The exhibit is accompanied by a display of rare books from the Special Collections. The exhibit will be on view until May 20.

About the Artist
Deborah Ugoretz is a Brooklyn-based artist, born in Milwaukee, Wisconsin. She holds a B.S. in fine art from the University of Wisconsin-Madison. Her expressive work deals with the exploration of feminism, her concern for and fascination with the diversity of the natural world, and social issues. Since 1978, Ugoretz has been a master cut paper artist and teacher.

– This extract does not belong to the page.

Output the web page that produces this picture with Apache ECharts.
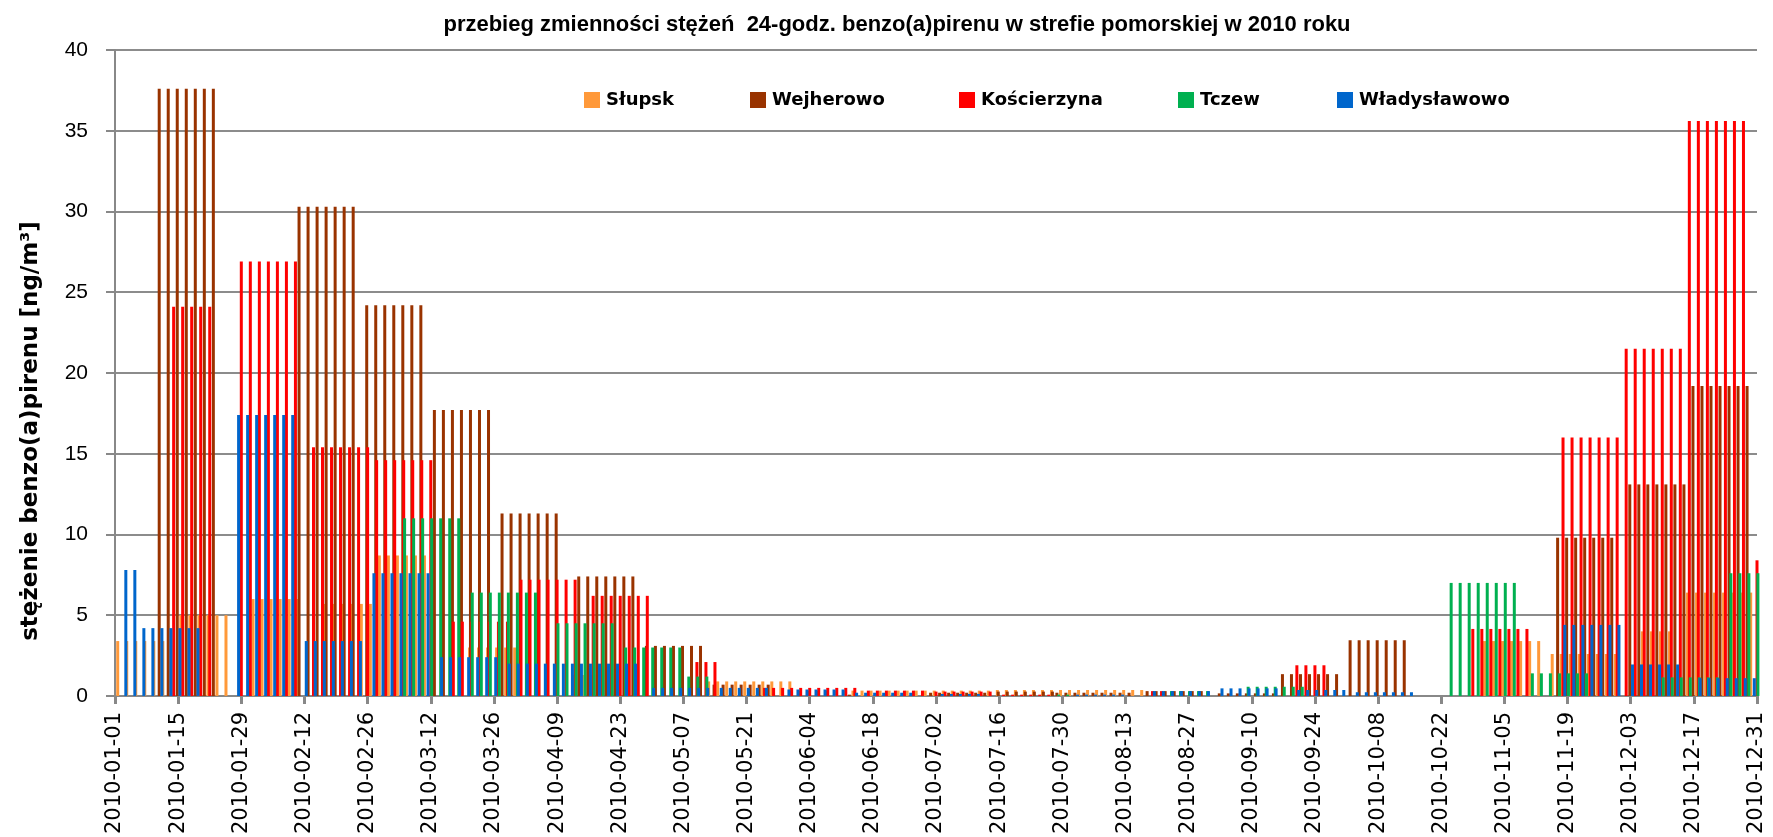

Her work was featured in the monograph In the Tradition of Our Ancestors – Papercutting (Folklife Program of the New Jersey State Council of the Arts, 2006) and the catalog of the exhibition “Slash! Paper Under the Knife,” held at the Museum of Art and Design in New York from 2009 2010. She has designed stained glass windows and synagogue art for the Russ Berrie Home for Jewish Life in Rockleigh, New Jersey, and other houses of worship. Other commissions include the Tenement Museum, University of Michigan, Jewish Theological Seminary, YIVO Institute of Jewish Research, and the Cathedral of St. John the Divine.

Ugoretz’s work has been exhibited at the Milwaukee Jewish Museum, the Monmouth Art Museum, the Hebrew Union College Institute of Religion Museum, the Philadelphia Museum of Jewish Art, The Museum of Biblical Art, the UJA Federation Gallery, and others. Ugoretz is recognized by the New Jersey State Council on the Arts as a master cut-paper artist.

This event is open to alumni, faculty/staff, parents, students, and the public.